**Data excerpt**

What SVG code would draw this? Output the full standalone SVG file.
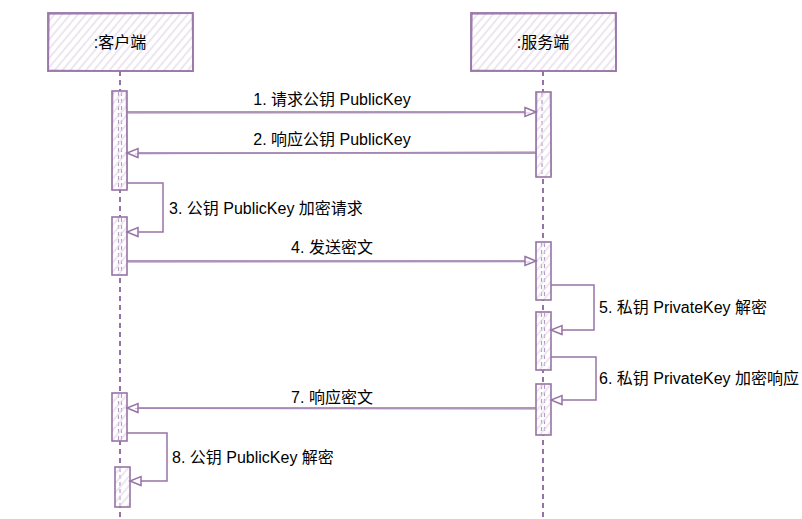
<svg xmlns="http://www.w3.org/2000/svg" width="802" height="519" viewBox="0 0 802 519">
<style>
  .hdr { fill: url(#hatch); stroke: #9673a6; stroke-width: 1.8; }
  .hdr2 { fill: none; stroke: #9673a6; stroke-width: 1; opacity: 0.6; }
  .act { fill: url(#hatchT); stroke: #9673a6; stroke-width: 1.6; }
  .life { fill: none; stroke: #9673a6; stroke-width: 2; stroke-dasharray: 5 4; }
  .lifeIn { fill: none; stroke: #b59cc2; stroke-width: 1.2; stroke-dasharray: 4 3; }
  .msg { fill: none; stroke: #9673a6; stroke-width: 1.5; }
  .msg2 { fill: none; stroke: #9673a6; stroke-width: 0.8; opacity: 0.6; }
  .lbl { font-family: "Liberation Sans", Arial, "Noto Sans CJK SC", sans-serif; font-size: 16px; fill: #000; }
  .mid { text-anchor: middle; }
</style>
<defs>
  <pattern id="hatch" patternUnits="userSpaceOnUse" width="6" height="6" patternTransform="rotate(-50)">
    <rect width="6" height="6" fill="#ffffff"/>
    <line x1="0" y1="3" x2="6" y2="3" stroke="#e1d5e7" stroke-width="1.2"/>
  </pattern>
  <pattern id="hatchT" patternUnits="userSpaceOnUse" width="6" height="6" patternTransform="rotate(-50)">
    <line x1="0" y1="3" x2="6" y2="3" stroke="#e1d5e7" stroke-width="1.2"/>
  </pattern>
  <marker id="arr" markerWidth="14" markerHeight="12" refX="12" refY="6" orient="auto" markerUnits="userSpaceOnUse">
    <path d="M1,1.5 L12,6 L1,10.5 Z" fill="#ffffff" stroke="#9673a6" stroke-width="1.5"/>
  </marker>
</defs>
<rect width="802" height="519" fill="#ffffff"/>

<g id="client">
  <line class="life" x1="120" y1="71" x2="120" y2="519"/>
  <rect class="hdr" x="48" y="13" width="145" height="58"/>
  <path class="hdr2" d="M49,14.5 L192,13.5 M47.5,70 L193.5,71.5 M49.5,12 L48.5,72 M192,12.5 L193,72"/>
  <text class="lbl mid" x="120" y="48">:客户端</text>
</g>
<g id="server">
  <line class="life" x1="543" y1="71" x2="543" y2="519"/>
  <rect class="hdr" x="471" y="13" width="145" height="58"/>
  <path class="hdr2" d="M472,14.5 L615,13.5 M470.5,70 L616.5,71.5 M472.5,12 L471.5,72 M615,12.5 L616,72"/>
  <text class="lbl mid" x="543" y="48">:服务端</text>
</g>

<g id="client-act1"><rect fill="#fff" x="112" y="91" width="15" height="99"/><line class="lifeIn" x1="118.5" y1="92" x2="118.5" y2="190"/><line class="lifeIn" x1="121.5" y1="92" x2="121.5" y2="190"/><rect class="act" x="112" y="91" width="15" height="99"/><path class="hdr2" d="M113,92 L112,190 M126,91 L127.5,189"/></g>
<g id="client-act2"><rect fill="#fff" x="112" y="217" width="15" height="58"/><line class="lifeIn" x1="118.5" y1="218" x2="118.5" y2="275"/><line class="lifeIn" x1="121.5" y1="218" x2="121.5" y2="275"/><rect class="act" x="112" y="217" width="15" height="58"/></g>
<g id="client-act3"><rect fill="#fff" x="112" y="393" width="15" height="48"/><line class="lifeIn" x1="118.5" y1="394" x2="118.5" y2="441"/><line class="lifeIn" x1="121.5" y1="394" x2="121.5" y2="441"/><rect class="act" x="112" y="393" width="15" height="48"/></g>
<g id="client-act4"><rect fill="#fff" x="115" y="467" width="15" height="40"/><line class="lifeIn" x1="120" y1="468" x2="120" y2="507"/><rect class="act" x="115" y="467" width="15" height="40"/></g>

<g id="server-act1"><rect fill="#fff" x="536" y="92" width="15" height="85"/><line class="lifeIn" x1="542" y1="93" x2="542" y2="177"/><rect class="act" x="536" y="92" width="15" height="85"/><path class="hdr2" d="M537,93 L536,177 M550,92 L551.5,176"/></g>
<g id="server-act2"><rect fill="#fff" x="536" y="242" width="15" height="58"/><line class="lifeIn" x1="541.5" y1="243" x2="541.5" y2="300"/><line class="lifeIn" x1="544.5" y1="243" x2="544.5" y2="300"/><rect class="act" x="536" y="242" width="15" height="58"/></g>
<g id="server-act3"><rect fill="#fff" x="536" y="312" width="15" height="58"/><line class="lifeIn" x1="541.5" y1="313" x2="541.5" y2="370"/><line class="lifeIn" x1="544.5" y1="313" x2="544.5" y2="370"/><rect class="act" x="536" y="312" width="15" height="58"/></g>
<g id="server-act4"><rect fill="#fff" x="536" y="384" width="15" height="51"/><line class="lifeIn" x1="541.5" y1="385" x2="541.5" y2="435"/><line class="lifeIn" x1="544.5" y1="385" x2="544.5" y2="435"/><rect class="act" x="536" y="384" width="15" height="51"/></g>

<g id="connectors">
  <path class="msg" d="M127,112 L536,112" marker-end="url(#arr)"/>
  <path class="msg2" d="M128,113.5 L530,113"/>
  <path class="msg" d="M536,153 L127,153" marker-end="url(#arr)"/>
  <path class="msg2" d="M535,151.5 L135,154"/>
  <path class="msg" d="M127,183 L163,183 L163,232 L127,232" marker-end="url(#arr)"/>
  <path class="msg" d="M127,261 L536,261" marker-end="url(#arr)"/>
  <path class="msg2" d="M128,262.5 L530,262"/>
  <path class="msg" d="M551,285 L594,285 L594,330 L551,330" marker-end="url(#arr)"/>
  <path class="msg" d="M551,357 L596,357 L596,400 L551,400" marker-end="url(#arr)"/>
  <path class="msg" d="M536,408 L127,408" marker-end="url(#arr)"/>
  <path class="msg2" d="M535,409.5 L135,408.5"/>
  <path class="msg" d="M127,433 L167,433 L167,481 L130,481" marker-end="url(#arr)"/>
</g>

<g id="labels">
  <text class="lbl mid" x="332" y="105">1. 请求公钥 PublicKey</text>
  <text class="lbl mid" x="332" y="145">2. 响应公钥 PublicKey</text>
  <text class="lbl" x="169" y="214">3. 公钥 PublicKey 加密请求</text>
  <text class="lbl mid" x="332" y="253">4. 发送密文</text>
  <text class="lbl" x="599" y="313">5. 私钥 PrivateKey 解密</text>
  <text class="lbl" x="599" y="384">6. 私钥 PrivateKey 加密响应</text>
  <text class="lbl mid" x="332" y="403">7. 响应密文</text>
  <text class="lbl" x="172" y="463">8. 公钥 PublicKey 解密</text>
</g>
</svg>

**Exercise instructions**
Copy the listing exactly. Any image in it stays out of the copy.

**The solution**
What SVG code would draw this? Output the full standalone SVG file.
<svg xmlns="http://www.w3.org/2000/svg" width="802" height="519" viewBox="0 0 802 519">
<style>
  .hdr { fill: url(#hatch); stroke: #9673a6; stroke-width: 1.8; }
  .hdr2 { fill: none; stroke: #9673a6; stroke-width: 1; opacity: 0.6; }
  .act { fill: url(#hatchT); stroke: #9673a6; stroke-width: 1.6; }
  .life { fill: none; stroke: #9673a6; stroke-width: 2; stroke-dasharray: 5 4; }
  .lifeIn { fill: none; stroke: #b59cc2; stroke-width: 1.2; stroke-dasharray: 4 3; }
  .msg { fill: none; stroke: #9673a6; stroke-width: 1.5; }
  .msg2 { fill: none; stroke: #9673a6; stroke-width: 0.8; opacity: 0.6; }
  .lbl { font-family: "Liberation Sans", Arial, "Noto Sans CJK SC", sans-serif; font-size: 16px; fill: #000; }
  .mid { text-anchor: middle; }
</style>
<defs>
  <pattern id="hatch" patternUnits="userSpaceOnUse" width="6" height="6" patternTransform="rotate(-50)">
    <rect width="6" height="6" fill="#ffffff"/>
    <line x1="0" y1="3" x2="6" y2="3" stroke="#e1d5e7" stroke-width="1.2"/>
  </pattern>
  <pattern id="hatchT" patternUnits="userSpaceOnUse" width="6" height="6" patternTransform="rotate(-50)">
    <line x1="0" y1="3" x2="6" y2="3" stroke="#e1d5e7" stroke-width="1.2"/>
  </pattern>
  <marker id="arr" markerWidth="14" markerHeight="12" refX="12" refY="6" orient="auto" markerUnits="userSpaceOnUse">
    <path d="M1,1.5 L12,6 L1,10.5 Z" fill="#ffffff" stroke="#9673a6" stroke-width="1.5"/>
  </marker>
</defs>
<rect width="802" height="519" fill="#ffffff"/>

<g id="client">
  <line class="life" x1="120" y1="71" x2="120" y2="519"/>
  <rect class="hdr" x="48" y="13" width="145" height="58"/>
  <path class="hdr2" d="M49,14.5 L192,13.5 M47.5,70 L193.5,71.5 M49.5,12 L48.5,72 M192,12.5 L193,72"/>
  <text class="lbl mid" x="120" y="48">:客户端</text>
</g>
<g id="server">
  <line class="life" x1="543" y1="71" x2="543" y2="519"/>
  <rect class="hdr" x="471" y="13" width="145" height="58"/>
  <path class="hdr2" d="M472,14.5 L615,13.5 M470.5,70 L616.5,71.5 M472.5,12 L471.5,72 M615,12.5 L616,72"/>
  <text class="lbl mid" x="543" y="48">:服务端</text>
</g>

<g id="client-act1"><rect fill="#fff" x="112" y="91" width="15" height="99"/><line class="lifeIn" x1="118.5" y1="92" x2="118.5" y2="190"/><line class="lifeIn" x1="121.5" y1="92" x2="121.5" y2="190"/><rect class="act" x="112" y="91" width="15" height="99"/><path class="hdr2" d="M113,92 L112,190 M126,91 L127.5,189"/></g>
<g id="client-act2"><rect fill="#fff" x="112" y="217" width="15" height="58"/><line class="lifeIn" x1="118.5" y1="218" x2="118.5" y2="275"/><line class="lifeIn" x1="121.5" y1="218" x2="121.5" y2="275"/><rect class="act" x="112" y="217" width="15" height="58"/></g>
<g id="client-act3"><rect fill="#fff" x="112" y="393" width="15" height="48"/><line class="lifeIn" x1="118.5" y1="394" x2="118.5" y2="441"/><line class="lifeIn" x1="121.5" y1="394" x2="121.5" y2="441"/><rect class="act" x="112" y="393" width="15" height="48"/></g>
<g id="client-act4"><rect fill="#fff" x="115" y="467" width="15" height="40"/><line class="lifeIn" x1="120" y1="468" x2="120" y2="507"/><rect class="act" x="115" y="467" width="15" height="40"/></g>

<g id="server-act1"><rect fill="#fff" x="536" y="92" width="15" height="85"/><line class="lifeIn" x1="542" y1="93" x2="542" y2="177"/><rect class="act" x="536" y="92" width="15" height="85"/><path class="hdr2" d="M537,93 L536,177 M550,92 L551.5,176"/></g>
<g id="server-act2"><rect fill="#fff" x="536" y="242" width="15" height="58"/><line class="lifeIn" x1="541.5" y1="243" x2="541.5" y2="300"/><line class="lifeIn" x1="544.5" y1="243" x2="544.5" y2="300"/><rect class="act" x="536" y="242" width="15" height="58"/></g>
<g id="server-act3"><rect fill="#fff" x="536" y="312" width="15" height="58"/><line class="lifeIn" x1="541.5" y1="313" x2="541.5" y2="370"/><line class="lifeIn" x1="544.5" y1="313" x2="544.5" y2="370"/><rect class="act" x="536" y="312" width="15" height="58"/></g>
<g id="server-act4"><rect fill="#fff" x="536" y="384" width="15" height="51"/><line class="lifeIn" x1="541.5" y1="385" x2="541.5" y2="435"/><line class="lifeIn" x1="544.5" y1="385" x2="544.5" y2="435"/><rect class="act" x="536" y="384" width="15" height="51"/></g>

<g id="connectors">
  <path class="msg" d="M127,112 L536,112" marker-end="url(#arr)"/>
  <path class="msg2" d="M128,113.5 L530,113"/>
  <path class="msg" d="M536,153 L127,153" marker-end="url(#arr)"/>
  <path class="msg2" d="M535,151.5 L135,154"/>
  <path class="msg" d="M127,183 L163,183 L163,232 L127,232" marker-end="url(#arr)"/>
  <path class="msg" d="M127,261 L536,261" marker-end="url(#arr)"/>
  <path class="msg2" d="M128,262.5 L530,262"/>
  <path class="msg" d="M551,285 L594,285 L594,330 L551,330" marker-end="url(#arr)"/>
  <path class="msg" d="M551,357 L596,357 L596,400 L551,400" marker-end="url(#arr)"/>
  <path class="msg" d="M536,408 L127,408" marker-end="url(#arr)"/>
  <path class="msg2" d="M535,409.5 L135,408.5"/>
  <path class="msg" d="M127,433 L167,433 L167,481 L130,481" marker-end="url(#arr)"/>
</g>

<g id="labels">
  <text class="lbl mid" x="332" y="105">1. 请求公钥 PublicKey</text>
  <text class="lbl mid" x="332" y="145">2. 响应公钥 PublicKey</text>
  <text class="lbl" x="169" y="214">3. 公钥 PublicKey 加密请求</text>
  <text class="lbl mid" x="332" y="253">4. 发送密文</text>
  <text class="lbl" x="599" y="313">5. 私钥 PrivateKey 解密</text>
  <text class="lbl" x="599" y="384">6. 私钥 PrivateKey 加密响应</text>
  <text class="lbl mid" x="332" y="403">7. 响应密文</text>
  <text class="lbl" x="172" y="463">8. 公钥 PublicKey 解密</text>
</g>
</svg>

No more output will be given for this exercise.